| WORK REQUIRED |
Only the lines from the start of the data to the line containing "from matplotlib.ticker import", both included, should be output, exactly and without pictures.

| DATASET CONTENT |
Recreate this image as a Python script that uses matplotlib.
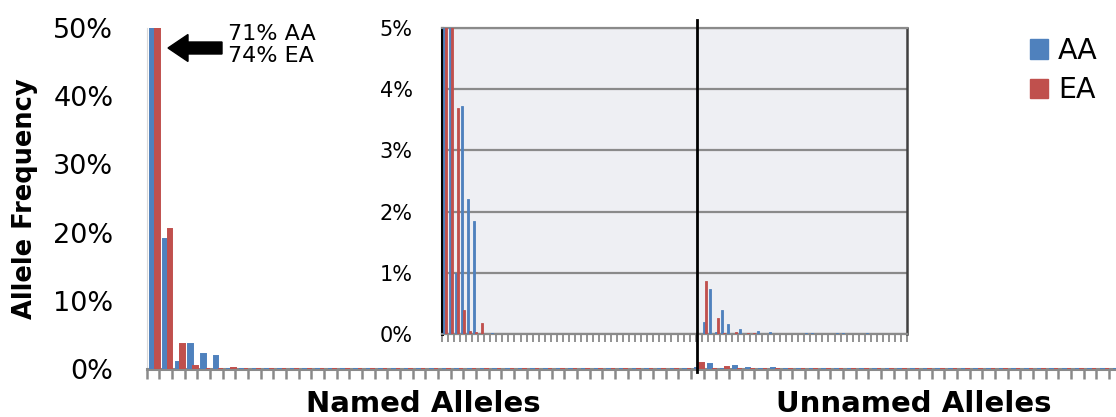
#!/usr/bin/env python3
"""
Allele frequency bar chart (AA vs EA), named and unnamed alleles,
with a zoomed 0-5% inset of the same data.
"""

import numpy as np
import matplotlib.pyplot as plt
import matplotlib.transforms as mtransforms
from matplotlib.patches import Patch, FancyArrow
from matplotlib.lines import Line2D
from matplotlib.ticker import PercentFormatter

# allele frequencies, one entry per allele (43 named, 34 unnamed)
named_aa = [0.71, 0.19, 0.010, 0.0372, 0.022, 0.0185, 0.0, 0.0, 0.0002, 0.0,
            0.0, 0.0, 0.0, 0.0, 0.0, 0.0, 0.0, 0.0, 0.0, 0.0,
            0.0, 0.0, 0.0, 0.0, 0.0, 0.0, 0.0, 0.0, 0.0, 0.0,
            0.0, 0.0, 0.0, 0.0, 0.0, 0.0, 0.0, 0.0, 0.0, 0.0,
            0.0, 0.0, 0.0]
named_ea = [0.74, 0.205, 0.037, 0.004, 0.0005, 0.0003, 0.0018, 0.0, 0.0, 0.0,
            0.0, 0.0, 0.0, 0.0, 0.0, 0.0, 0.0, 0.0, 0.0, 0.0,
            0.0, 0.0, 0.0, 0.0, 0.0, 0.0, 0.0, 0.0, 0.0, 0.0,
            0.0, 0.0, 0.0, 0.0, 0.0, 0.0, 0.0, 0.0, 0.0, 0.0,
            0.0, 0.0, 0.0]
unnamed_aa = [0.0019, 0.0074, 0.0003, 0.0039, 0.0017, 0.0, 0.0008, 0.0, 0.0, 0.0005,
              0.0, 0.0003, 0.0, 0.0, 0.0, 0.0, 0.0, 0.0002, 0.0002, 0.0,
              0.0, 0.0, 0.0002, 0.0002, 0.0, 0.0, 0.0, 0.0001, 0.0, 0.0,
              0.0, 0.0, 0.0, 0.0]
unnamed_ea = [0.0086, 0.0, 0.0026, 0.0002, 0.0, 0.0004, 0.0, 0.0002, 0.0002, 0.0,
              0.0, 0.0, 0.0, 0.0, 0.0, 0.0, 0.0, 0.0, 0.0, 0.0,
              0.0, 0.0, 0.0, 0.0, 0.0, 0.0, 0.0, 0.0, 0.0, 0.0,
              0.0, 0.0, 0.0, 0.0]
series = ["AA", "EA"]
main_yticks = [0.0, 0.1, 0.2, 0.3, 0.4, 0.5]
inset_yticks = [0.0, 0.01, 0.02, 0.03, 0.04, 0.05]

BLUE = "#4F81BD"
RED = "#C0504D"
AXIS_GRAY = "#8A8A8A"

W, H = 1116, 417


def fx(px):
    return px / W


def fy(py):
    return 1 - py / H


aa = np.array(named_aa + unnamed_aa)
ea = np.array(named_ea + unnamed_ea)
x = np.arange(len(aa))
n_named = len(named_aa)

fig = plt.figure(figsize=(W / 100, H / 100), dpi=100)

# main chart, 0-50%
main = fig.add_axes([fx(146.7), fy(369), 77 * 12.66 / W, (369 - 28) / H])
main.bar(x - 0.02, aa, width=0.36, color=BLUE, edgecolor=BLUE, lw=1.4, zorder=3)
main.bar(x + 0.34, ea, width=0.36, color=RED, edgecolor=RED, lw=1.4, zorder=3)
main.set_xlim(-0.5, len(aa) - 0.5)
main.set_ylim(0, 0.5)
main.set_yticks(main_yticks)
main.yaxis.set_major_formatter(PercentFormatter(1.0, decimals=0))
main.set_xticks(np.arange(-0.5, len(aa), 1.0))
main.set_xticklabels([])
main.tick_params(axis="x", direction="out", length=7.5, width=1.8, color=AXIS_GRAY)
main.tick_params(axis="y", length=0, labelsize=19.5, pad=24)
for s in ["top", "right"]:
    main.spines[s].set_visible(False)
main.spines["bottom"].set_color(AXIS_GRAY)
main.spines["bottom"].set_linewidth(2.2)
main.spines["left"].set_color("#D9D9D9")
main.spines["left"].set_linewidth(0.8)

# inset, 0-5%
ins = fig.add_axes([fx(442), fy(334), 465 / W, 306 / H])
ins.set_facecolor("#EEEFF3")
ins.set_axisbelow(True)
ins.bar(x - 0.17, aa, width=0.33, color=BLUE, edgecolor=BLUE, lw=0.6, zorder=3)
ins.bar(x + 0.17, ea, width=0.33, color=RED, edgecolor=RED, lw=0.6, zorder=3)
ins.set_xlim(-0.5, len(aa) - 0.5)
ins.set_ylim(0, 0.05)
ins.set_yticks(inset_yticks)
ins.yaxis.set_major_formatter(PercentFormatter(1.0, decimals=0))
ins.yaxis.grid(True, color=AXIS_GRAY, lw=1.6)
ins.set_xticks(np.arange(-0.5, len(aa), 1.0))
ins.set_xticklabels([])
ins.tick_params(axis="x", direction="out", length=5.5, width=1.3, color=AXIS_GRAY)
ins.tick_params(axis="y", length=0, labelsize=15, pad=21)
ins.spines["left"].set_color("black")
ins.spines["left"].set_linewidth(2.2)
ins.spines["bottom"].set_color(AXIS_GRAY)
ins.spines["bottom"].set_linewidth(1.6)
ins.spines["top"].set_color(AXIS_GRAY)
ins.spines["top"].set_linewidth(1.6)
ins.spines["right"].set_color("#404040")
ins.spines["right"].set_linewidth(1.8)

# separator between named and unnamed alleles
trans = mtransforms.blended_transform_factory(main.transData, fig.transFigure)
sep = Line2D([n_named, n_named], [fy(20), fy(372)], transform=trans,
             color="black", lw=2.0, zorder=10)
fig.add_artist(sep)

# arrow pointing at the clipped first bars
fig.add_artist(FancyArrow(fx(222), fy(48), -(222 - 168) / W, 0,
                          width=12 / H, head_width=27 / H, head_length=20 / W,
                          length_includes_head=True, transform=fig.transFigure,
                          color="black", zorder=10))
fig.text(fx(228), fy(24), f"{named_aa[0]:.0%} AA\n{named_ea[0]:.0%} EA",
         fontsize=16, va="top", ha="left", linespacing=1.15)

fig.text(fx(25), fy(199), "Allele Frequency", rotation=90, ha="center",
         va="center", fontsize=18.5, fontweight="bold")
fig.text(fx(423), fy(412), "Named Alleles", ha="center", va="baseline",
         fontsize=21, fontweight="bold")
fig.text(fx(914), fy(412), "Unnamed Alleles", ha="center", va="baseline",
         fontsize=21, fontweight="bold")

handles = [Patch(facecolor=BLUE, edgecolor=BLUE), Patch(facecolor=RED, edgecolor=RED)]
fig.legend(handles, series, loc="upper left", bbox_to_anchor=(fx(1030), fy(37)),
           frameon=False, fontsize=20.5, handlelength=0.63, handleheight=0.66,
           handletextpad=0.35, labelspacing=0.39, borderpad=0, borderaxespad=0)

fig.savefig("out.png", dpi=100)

| SOLUTION |
Recreate this image as a Python script that uses matplotlib.
#!/usr/bin/env python3
"""
Allele frequency bar chart (AA vs EA), named and unnamed alleles,
with a zoomed 0-5% inset of the same data.
"""

import numpy as np
import matplotlib.pyplot as plt
import matplotlib.transforms as mtransforms
from matplotlib.patches import Patch, FancyArrow
from matplotlib.lines import Line2D
from matplotlib.ticker import PercentFormatter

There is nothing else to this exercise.